By Amanda Stiebris
A core challenge that has animated the recent resurgence of industrial policy is the lack of good jobs. This all-pervasive challenge is one that afflicts advanced economies as much as it does emerging economies, and has a range of demand and supply side dimensions. We invited speakers from a variety of country contexts to shed light on how the tools of industrial policy may be applied to the jobs challenge.
The panel on Industrial Policy for Good Jobs featured Eliana Carranza, Senior Economist and global co-lead of the Labor and Skills unit at the World Bank; Andres Valenciano Yamuni, Director of the Washington, D.C. Office of the Economic Commission for Latin America and the Caribbean; and Nimrod Zalk, Chief Research Officer for Climate and Development at the University of Cape Town’s Nelson Mandela School of Public Governance. The panel was moderated by Gordon Hanson, the Peter Wertheim Professor of Urban Policy at Harvard Kennedy School and faculty Co-Director of the Reimagining the Economy Project. Here are some of the main takeaways from the discussion.
- Creating good jobs requires both supply and demand side interventions
In the past, labor market interventions have focused either entirely on the supply side (i.e. reskilling and retraining workers) or on the demand side (i.e. encouraging companies to create new jobs). However, Carranza emphasized the need for comprehensive and multi-sectoral policy that integrates interventions across every dimension. Exclusively growth-based strategies are insufficient for creating jobs. There must also be a focus on building institutions and linking labor demand to skills development and employment programs. These types of multidimensional approaches allow policymakers to better coordinate with firms and workers so that they can better meet the needs of both.
Yamuni - who served as both Minister of Foreign Trade in Costa Rica and as Executive President of the Instituto Nacional de Aprendizaje - illustrated how this approach may look in practice. At the Instituto, he was in charge of technical and vocational education in the country. In his work to bring companies to Costa Rica, he communicated with companies to understand what skills they needed and used those conversations to develop retraining programs for local Costa Ricans. This collaboration proved mutually beneficial as firms had access to a greater skill pool and local workers could move up to higher level positions in their companies.

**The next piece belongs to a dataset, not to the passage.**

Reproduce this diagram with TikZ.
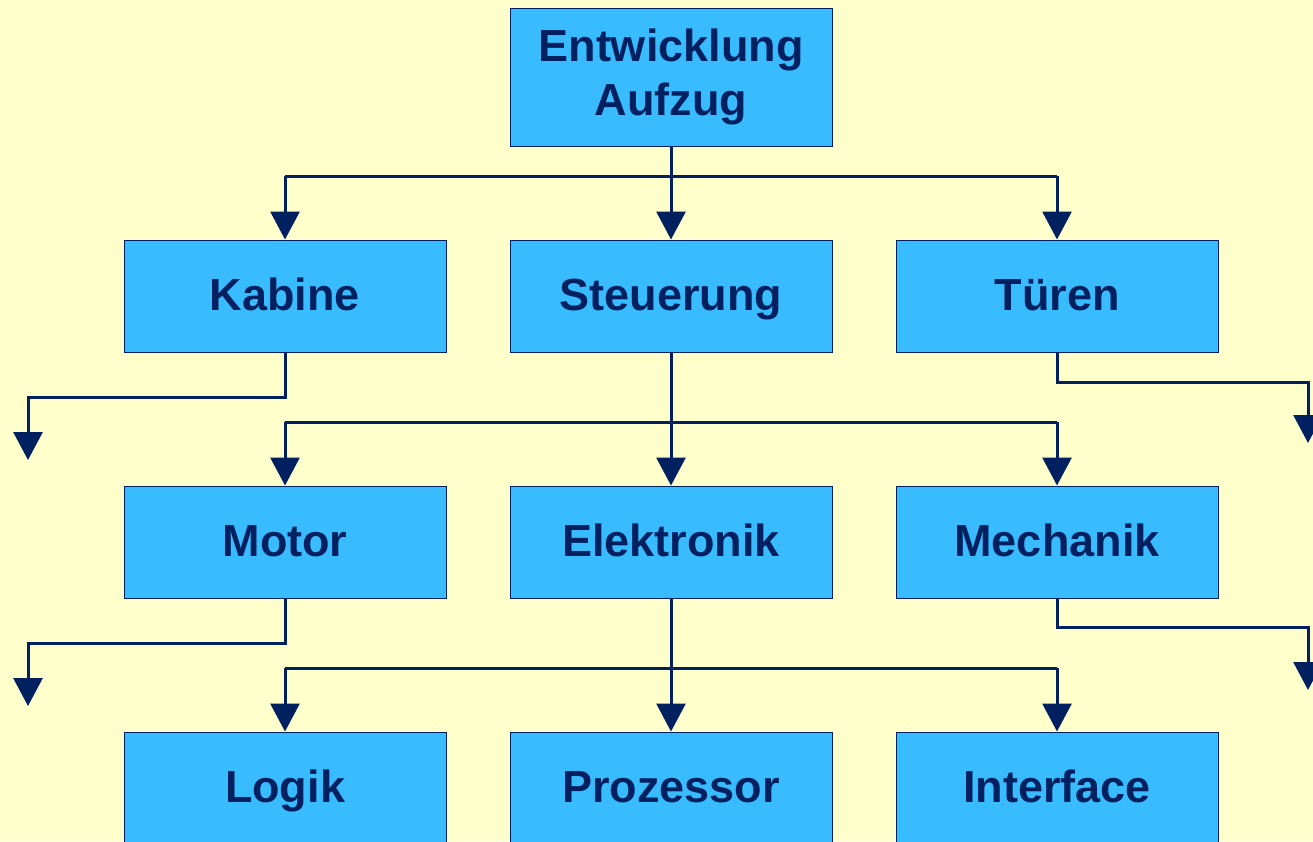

- Job policies must be adaptive and context-specific
Scaling up job interventions is difficult because they must be specifically tailored to local conditions. Interventions that work in one country may not work in another. Carranza noted how the labor market constraints in lower-income countries will differ from those in lower-middle-income countries or higher income countries. For example, lower-income countries tend to have higher constraints on the demand side of the market – companies just aren’t in these countries to employ enough people. However, focusing too much on the demand side can lead to blind spots on the supply side. As such, there is no one-size-fits-all intervention that will work perfectly across contexts. Policies, instead, must be designed to address a country’s specific issues and characteristics.
The types of interventions needed not only change across locations but also with time. Job policies need to be flexible and adaptive so they can adjust to a rapidly evolving labor market. Yamuni emphasized the need for life-long learning and designing education systems that allow for constant retraining so that people can remain relevant in the workplace throughout their career. As technology advances, the types of skills that workers need will change too. As such, embedding adaptivity into interventions is necessary so that they remain effective.
- Solutions will involve collaboration between the private and public sectors
In order to create effective job policies, the public sector needs private sector buy-in. Governments cannot succeed in these ventures by themselves. Companies play an important role in job policy because they hold both knowledge about what skills are most needed in the labor market as well as the power to hire workers. As such, governments need to collaborate with the private sector on program design and provide incentives to encourage private sector engagement – companies need to have skin in the game so that they are also committed to the success of these programs.
The orange industry in South Africa is an example of this cross-sector collaboration. Zalk - formerly Deputy Director-General in the South African Department of Trade, Industry and Competition and non-executive Director of the Industrial Development Corporation of South Africa - highlighted the complementary roles of the public and private sectors for advancing fruit production in the country. Aided by government support, South Africa’s horticulture sector was able to grow to become the second largest citrus exporter in the world and bring with it substantial job growth in rural areas. Good jobs require both private sector innovation and public sector protections. While private companies can bring a plethora of good jobs, the government is needed to provide resources to companies as well as labor protections and social services for workers to ensure that the benefits of job growth are widespread and long lasting.